4. Consider Directors’ Loans with Caution
If you need to withdraw funds from your construction business outside of salary or dividends, a director’s loan may be an option. This allows you to borrow money from the company for personal use. However, there are strict guidelines that must be followed to avoid unwanted tax charges.
A director’s loan must be repaid within 9 months and 1 day of the company’s financial year-end to avoid a hefty 32.5% tax charge on the outstanding balance, known as S455 tax. Additionally, if the loan exceeds £10,000, it becomes a benefit in kind, which triggers personal tax liabilities.
Maximum Loan | Tax Treatment |
Up to £10,000 | No benefit in kind tax |
Over £10,000 | Subject to benefit in kind tax |
While a director’s loan can provide short-term personal funding, it’s essential to be mindful of repayment deadlines and amounts. It’s a useful tool for temporary financial needs but shouldn’t be relied on for regular fund extraction.
5. Make Pension Contributions for Long-Term Benefits
One of the smartest ways to extract money from your limited company as a construction business owner is through pension contributions. These contributions are tax-deductible for your company, which means they reduce the corporation tax bill while also setting you up for long-term personal benefits.

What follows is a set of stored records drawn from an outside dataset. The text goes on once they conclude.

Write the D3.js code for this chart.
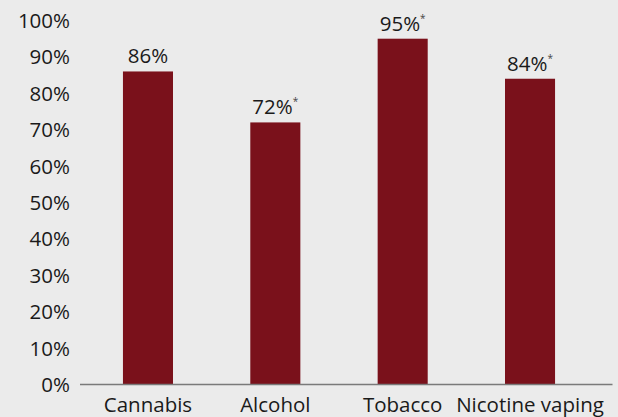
<!DOCTYPE html>
<html>
<head>
<meta charset="utf-8">
<script src="https://cdn.jsdelivr.net/npm/d3@7"></script>
<style>
  html, body { margin: 0; padding: 0; background: #ebebeb; }
  svg { display: block; }
  text { font-family: "Open Sans", "Noto Sans", sans-serif; fill: #1a1a1a; }
</style>
</head>
<body>
<svg id="chart" width="618" height="417"></svg>
<script>
const categories = ["Cannabis", "Alcohol", "Tobacco", "Nicotine vaping"];
const values = [86, 72, 95, 84];
const valueLabels = ["86%", "72%", "95%", "84%"];
const significant = [false, true, true, true];
const yTicks = [0, 10, 20, 30, 40, 50, 60, 70, 80, 90, 100];

const W = 618, H = 417;
const FS = 20.5;
const svg = d3.select("#chart");
svg.append("rect").attr("width", W).attr("height", H).attr("fill", "#ebebeb");

const y = d3.scaleLinear().domain([0, 100]).range([384.5, 20.5]);
const x = d3.scaleBand().domain(categories).range([84.3, 593.7])
  .paddingInner(0.607).paddingOuter(0.3035);

// bars
svg.append("g").selectAll("rect").data(categories).join("rect")
  .attr("x", d => x(d))
  .attr("width", x.bandwidth())
  .attr("y", (d, i) => y(values[i]))
  .attr("height", (d, i) => y(0) - y(values[i]))
  .attr("fill", "#7a111b");

// axis line
svg.append("line").attr("x1", 80).attr("x2", 612.5)
  .attr("y1", 384.5).attr("y2", 384.5)
  .attr("stroke", "#7a7a7a").attr("stroke-width", 1.5);

// y tick labels
svg.append("g").selectAll("text").data(yTicks).join("text")
  .attr("x", 70).attr("y", d => y(d) + 7.5)
  .attr("text-anchor", "end")
  .attr("font-size", FS)
  .text(d => d + "%");

// x labels
svg.append("g").selectAll("text").data(categories).join("text")
  .attr("x", d => x(d) + x.bandwidth() / 2)
  .attr("y", 411.5)
  .attr("text-anchor", "middle")
  .attr("font-size", FS)
  .text(d => d);

// value labels
const vl = svg.append("g").selectAll("text").data(categories).join("text")
  .attr("x", d => x(d) + x.bandwidth() / 2)
  .attr("y", (d, i) => y(values[i]) - 8)
  .attr("text-anchor", "middle")
  .attr("font-size", FS);
vl.append("tspan").text((d, i) => valueLabels[i]);
vl.append("tspan").attr("font-size", 10).attr("dy", -9).attr("fill", "#444")
  .text((d, i) => significant[i] ? "*" : "");
</script>
</body>
</html>
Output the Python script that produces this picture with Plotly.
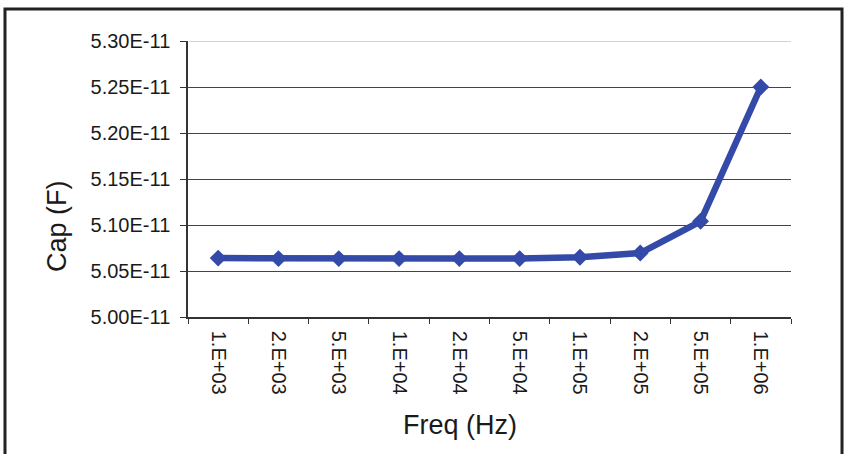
import plotly.graph_objects as go

freq_labels = ["1.E+03", "2.E+03", "5.E+03", "1.E+04", "2.E+04", "5.E+04", "1.E+05", "2.E+05", "5.E+05", "1.E+06"]
cap_values = [5.064e-11, 5.0635e-11, 5.0635e-11, 5.0635e-11, 5.0635e-11, 5.0635e-11, 5.065e-11, 5.0695e-11, 5.104e-11, 5.25e-11]
y_tick_vals = [5.00e-11, 5.05e-11, 5.10e-11, 5.15e-11, 5.20e-11, 5.25e-11, 5.30e-11]
y_tick_text = ["5.00E-11", "5.05E-11", "5.10E-11", "5.15E-11", "5.20E-11", "5.25E-11", "5.30E-11"]
x_title = "Freq (Hz)"
y_title = "Cap (F)"

line_color = "rgb(52,74,168)"
font_family = "Liberation Sans, Arial, sans-serif"
text_color = "#1a1a1a"

fig = go.Figure()
fig.add_trace(go.Scatter(
    x=freq_labels, y=cap_values, mode="lines+markers",
    line=dict(color=line_color, width=6.5),
    marker=dict(symbol="diamond", size=13, color=line_color),
    showlegend=False, cliponaxis=False,
))

fig.update_layout(
    width=846, height=454,
    margin=dict(l=188, r=55, t=41, b=137),
    paper_bgcolor="white", plot_bgcolor="white",
    font=dict(family=font_family, color=text_color, size=20),
    xaxis=dict(
        type="category", tickangle=90, tickson="boundaries",
        ticks="outside", ticklen=5, tickcolor="#333",
        showline=True, linecolor="#333", linewidth=1.5,
        showgrid=False, tickfont=dict(size=20, color=text_color),
        ticklabelstandoff=8,
        range=[-0.5, 9.5],
    ),
    yaxis=dict(
        range=[5.00e-11, 5.30e-11], tickvals=y_tick_vals, ticktext=y_tick_text,
        ticks="outside", ticklen=6, tickcolor="#333",
        showline=True, linecolor="#333", linewidth=1.5,
        showgrid=True, gridcolor="#444", gridwidth=1,
        zeroline=False, tickfont=dict(size=20, color=text_color),
        ticklabelstandoff=6,
    ),
    annotations=[
        dict(text=x_title, xref="paper", yref="paper", x=0.451, y=-0.391,
             showarrow=False, xanchor="center", yanchor="middle",
             font=dict(size=27, color=text_color)),
        dict(text=y_title, xref="paper", yref="paper", x=-0.2172, y=0.3297,
             showarrow=False, xanchor="center", yanchor="middle", textangle=-90,
             font=dict(size=27, color=text_color)),
    ],
    shapes=[
        dict(type="rect", xref="paper", yref="paper",
             x0=-0.3035, x1=1.0846, y0=-0.6, y1=1.116,
             line=dict(color="#222", width=3), fillcolor="rgba(0,0,0,0)", layer="below"),
        dict(type="line", xref="paper", yref="y",
             x0=0.002, x1=1, y0=y_tick_vals[-1], y1=y_tick_vals[-1],
             line=dict(color="#c4c4c4", width=1.5), layer="above"),
    ],
)

fig.write_html("out.html")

In the UK, pension contributions are subject to an annual allowance (currently £60,000 for 2024/25), meaning your company can pay a significant amount into your pension without triggering personal tax. This method is particularly advantageous for directors of construction businesses who are planning for their retirement and want a tax-efficient way to withdraw funds.
The advantages of pension contributions include:
- Tax relief for both the company and individual.
- Contributions do not count as personal income, avoiding immediate income tax.
- Secure retirement savings.
By contributing to your pension, you’re investing in your future while keeping your construction company’s finances tax-efficient.
Conclusion: Stay Compliant and Efficient with Fund Extraction
When running a limited company, especially in the construction industry, it’s important to be mindful of best practices for extracting funds. Whether you pay yourself a salary, distribute dividends, or utilise pension contributions, the key is to maintain separation between personal and business finances. Keeping everything compliant with UK tax regulations will save you from penalties and ensure your construction business stays profitable.
By following these practices:
- You’ll avoid complications with HMRC.
- Maximise tax efficiency for both the company and yourself.
- Maintain clean financial records for your business.